В Вашей работе меня огорчило следующее.
Вы утверждаете, что для «народнической традиции», которой придерживался Крюков, «народ является объектом жалости», а для Шолохова — «объектом любви и гордости». «До любви к народу... была не в силах подняться “обличительная” народническая литература с ее комплексом “вины и долга перед народом”, унижающим народ чувством жалости к нему». «Крюков так и не вышел за пределы традиций русской литературы XIX века, причем узко народнического...».
Мотив «презрения к жалости» и требование «уважения» к человеку возник на рубеже веков под влиянием Ницше, восставшего против «старой морали» христианства. И был поддержан и Горьким, и модернистами, и марксистами, которые на разные лады проповедовали «любовь к дальнему» так или иначе «преобразованному» человечеству. И презрение к современному «миллионному» обывателю. Этому хору противостояло «Русское богатство». Михайловский напоминал, что в народном языке слова «жалеть» и «любить» значат одно и то же. А Короленко едва ли не в каждом своем рассказе утверждал сострадание, причем не избирательное (по классовому, религиозному, национальному или эстетическому признаку), а безусловное, как незыблемая основа жизни.

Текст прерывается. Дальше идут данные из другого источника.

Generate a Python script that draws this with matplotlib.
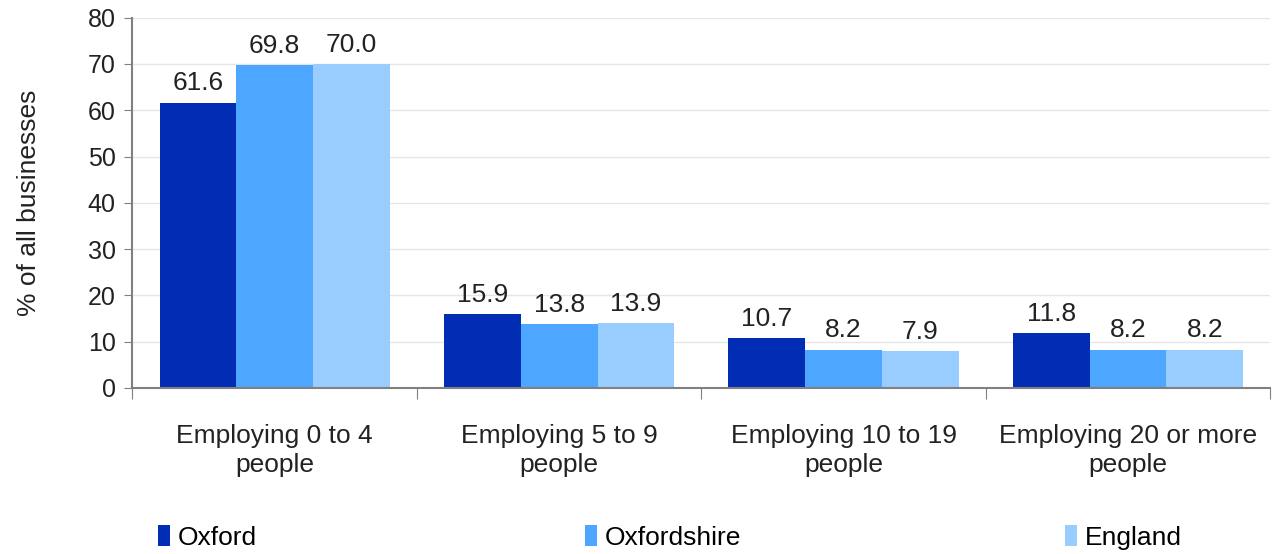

М. Пришвин в своем дневнике 1930 года рассуждал: «Откуда явилось это чувство ответственности за мелкоту, за слезу ребенка <...> Это ведь христианство, привитое нам отчасти Достоевским, отчасти церковью, но в большей степени и социалистами. Разрыв традиции делает большевизм...» («Октябрь», 1989, № 7, с. 175). Сам Пришвин до революции был связан с социалистами народнического типа (журнал «Заветы», Иванов-Разумник).
Революционное презрение к жалости можно встретить у Шолохова (вспоминается Нагульнов) с его библейским размахом характера и страстей. У Крюкова совсем другой настрой души, евангельский по своей окраске (недаром он хотел стать священником и всегда любовно изображал священнослужителей). Не претендуя на первенство, крюковская «тихая печаль» тоже имеет свою цену. И я даже полагаю, что есть один жанр — эпистолярный, в котором Крюков превосходит Шолохова. Письма Крюкова очаровывают своим юмором, самоиронией, в них сквозит душа «Доброго человека с Тихого Дона», чего о Шолохове не скажешь.
Постоянное уничижительное педалирование по отношению к Крюкову меня ранит: «второстепенный донской писатель»; «автор уровня Федора Крюкова»; «однообразный», «унылый», «скучный», «тоскливый» описатель; презрительное «претендент», хотя скромный Крюков, по верному замечанию Солженицына, всю жизнь избегал всякой «надутой претензии».